The actual rises in population has been higher than even the most optimistic projects and this will lead to greater demand as those arriving into the country have families of their own.


The projections for net migration between April 2022 and April 2023 was 15,000; the actual figure was closer to 90,000 he said, albeit one that has been bolstered by the number of Ukrainian refugees fleeing war in their country.

“Our current projections should be better at understanding that there is population growth happening and they are not,” he said.

“In every single census since the 1990s we have been too pessimistic with our high population projections. It’s not about optimistic or pessimistic. If you don’t get it right in terms of the ranges, you store up a whole lot of other problems.”
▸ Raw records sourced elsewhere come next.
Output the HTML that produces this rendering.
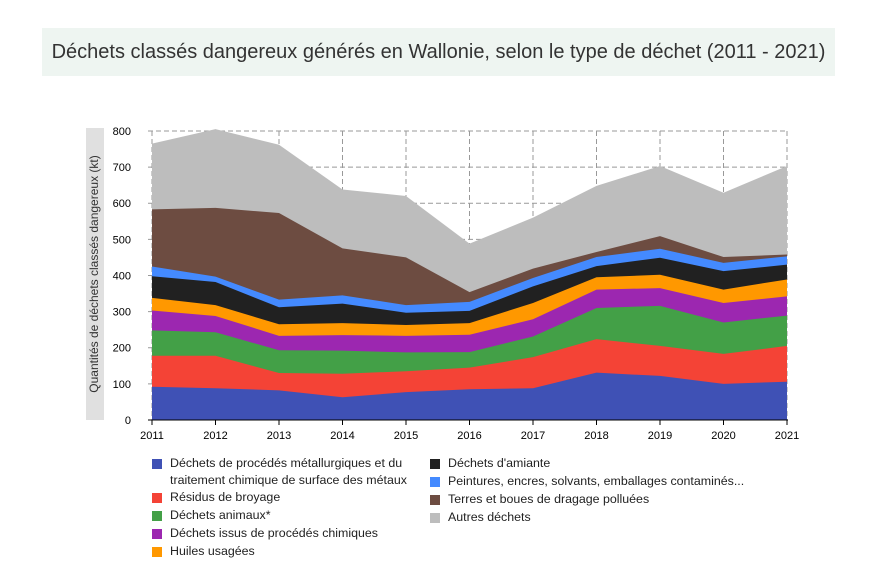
<!DOCTYPE html>
<html><head><meta charset="utf-8"><style>
body{margin:0;width:869px;height:567px;background:#fff;font-family:"Liberation Sans","DejaVu Sans",sans-serif;overflow:hidden;position:relative}
.title{position:absolute;left:42px;top:28px;width:793px;height:48px;background:#eef5f1;font-size:20px;color:#333;line-height:48px;text-align:center;white-space:nowrap}
.leg{position:absolute;font-size:12.4px;color:#222;line-height:17px;white-space:nowrap}
.leg div{position:relative;padding-left:18px;height:18px}
.leg span{position:absolute;left:0;top:4px;width:10px;height:10px}
</style></head><body>
<div class="title">Déchets classés dangereux générés en Wallonie, selon le type de déchet (2011 - 2021)</div>
<svg id="c" width="869" height="567" style="position:absolute;left:0;top:0">
<rect x="86" y="128" width="18" height="292" fill="#e0e0e0"/>
<text transform="translate(98,274) rotate(-90)" text-anchor="middle" font-size="12" fill="#333" font-family="Liberation Sans, DejaVu Sans, sans-serif">Quantités de déchets classés dangereux (kt)</text>
<g id="grid" stroke="#999" stroke-dasharray="5,3" fill="none"></g>
<g id="areas"></g>
<line x1="148" y1="420" x2="788" y2="420" stroke="#000"/>
<g id="lab" font-size="11" fill="#000" font-family="Liberation Sans, DejaVu Sans, sans-serif"></g>
</svg>
<div class="leg" style="left:152px;top:455px">
<div><span style="background:#3f51b5"></span>Déchets de procédés métallurgiques et du<br>traitement chimique de surface des métaux</div>
<div style="margin-top:16px"><span style="background:#f44336"></span>Résidus de broyage</div>
<div><span style="background:#43a047"></span>Déchets animaux*</div>
<div><span style="background:#9c27b0"></span>Déchets issus de procédés chimiques</div>
<div><span style="background:#ff9800"></span>Huiles usagées</div>
</div>
<div class="leg" style="left:430px;top:455px">
<div><span style="background:#212121"></span>Déchets d'amiante</div>
<div><span style="background:#448aff"></span>Peintures, encres, solvants, emballages contaminés...</div>
<div><span style="background:#6d4c41"></span>Terres et boues de dragage polluées</div>
<div><span style="background:#bdbdbd"></span>Autres déchets</div>
</div>
<script>
var d=[[92,178,248,303,338,398,425,583,765],[88,178,243,288,318,382,397,587,805],[82,130,193,233,265,312,333,573,762],[63,128,192,235,268,322,345,475,638],[77,135,187,233,263,297,318,450,620],[85,145,188,236,268,302,327,354,488],[88,174,231,279,324,370,393,419,560],[131,224,310,361,395,426,451,465,648],[122,205,316,365,402,449,474,509,703],[100,183,270,324,361,412,435,451,629],[106,205,289,342,389,430,453,458,703]];
var col=["#3f51b5","#f44336","#43a047","#9c27b0","#ff9800","#212121","#448aff","#6d4c41","#bdbdbd"];
function X(i){return 152+i*63.5}function Y(v){return 420-v*0.3613}
var ns="http://www.w3.org/2000/svg",A=document.getElementById("areas"),G=document.getElementById("grid"),L=document.getElementById("lab");
for(var s=8;s>=0;s--){var p="M152,420";for(var i=0;i<11;i++)p+=" L"+X(i)+","+Y(d[i][s]);p+=" L787,420Z";var e=document.createElementNS(ns,"path");e.setAttribute("d",p);e.setAttribute("fill",col[s]);A.appendChild(e);}
for(var i=0;i<11;i++){var l=document.createElementNS(ns,"line");l.setAttribute("x1",X(i));l.setAttribute("x2",X(i));l.setAttribute("y1",131);l.setAttribute("y2",420);G.appendChild(l);
var t=document.createElementNS(ns,"line");t.setAttribute("x1",X(i));t.setAttribute("x2",X(i));t.setAttribute("y1",420);t.setAttribute("y2",425);t.setAttribute("stroke","#000");L.appendChild(t);
var tx=document.createElementNS(ns,"text");tx.setAttribute("x",X(i));tx.setAttribute("y",439);tx.setAttribute("text-anchor","middle");tx.textContent=2011+i;L.appendChild(tx);}
for(var v=0;v<=800;v+=100){if(v>0){var l=document.createElementNS(ns,"line");l.setAttribute("x1",148);l.setAttribute("x2",787);l.setAttribute("y1",Y(v));l.setAttribute("y2",Y(v));G.insertBefore(l,G.firstChild);}
var tx=document.createElementNS(ns,"text");tx.setAttribute("x",131);tx.setAttribute("y",Y(v)+4);tx.setAttribute("text-anchor","end");tx.textContent=v;L.appendChild(tx);}
</script>
</body></html>
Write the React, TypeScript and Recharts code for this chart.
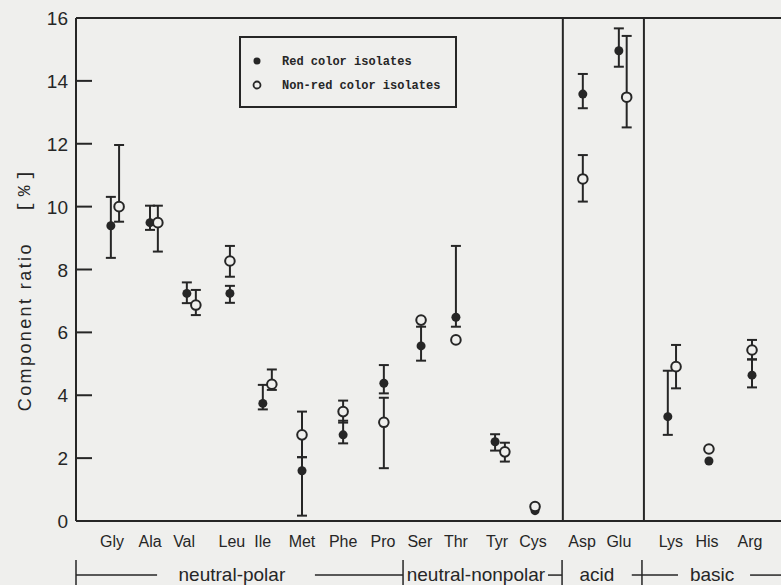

The number of homes in the State which need to be built will have to double between now and the middle of the century to keep up with demand, he warned.

The current target of 33,000 homes a year needs to be increased to 55,000-75,000 every year by 2050. This is based on a population of 6.75 million-7 million for the State by that year.

Prof Lyons said the number of homes that had been built had been consistently behind the needs of Irish society since the crash of the late 2000s. House building since 2015 had been “going in the right trend but at the wrong level”, he said. “We are still only building half of what we have to be. For the scale of supply, we are not at the races.”

The number of homes being built at present was only “small change” compared with what Ireland had built in past decades.

In 2022 the number of houses being built was lower for the number of households than in 1989 which was at the bottom of the slump for building housing in that decade. Coupled with that, houses in the State have been built in rural areas instead of urban areas where they are most needed.

In the 1970s housing in Dublin was no more expensive than it was elsewhere in Ireland, but that changed from the 1980s on.

“Year after year the city [Dublin] did not add enough housing,” he said. “As a consequence, housing in Dublin is now 50 per cent more expensive than it is in the rest of the country.”

By 2015 housing in Dublin was twice as expensive as it was in the rest of the country. “It has improved a little bit in the years since, but we, in the 1990s and early 2000s, were building houses in the wrong locations. Crudely we were building houses in rural Ireland when we should have been building apartments in other areas.”

The State now has about 300,000 missing homes that should have been built, but weren’t built, he estimated. Consequently young Irish people used to leave home around the age of 23 or 24; it is now between 29 and 30.

“That has increased sharply in a very short period of time,” he said.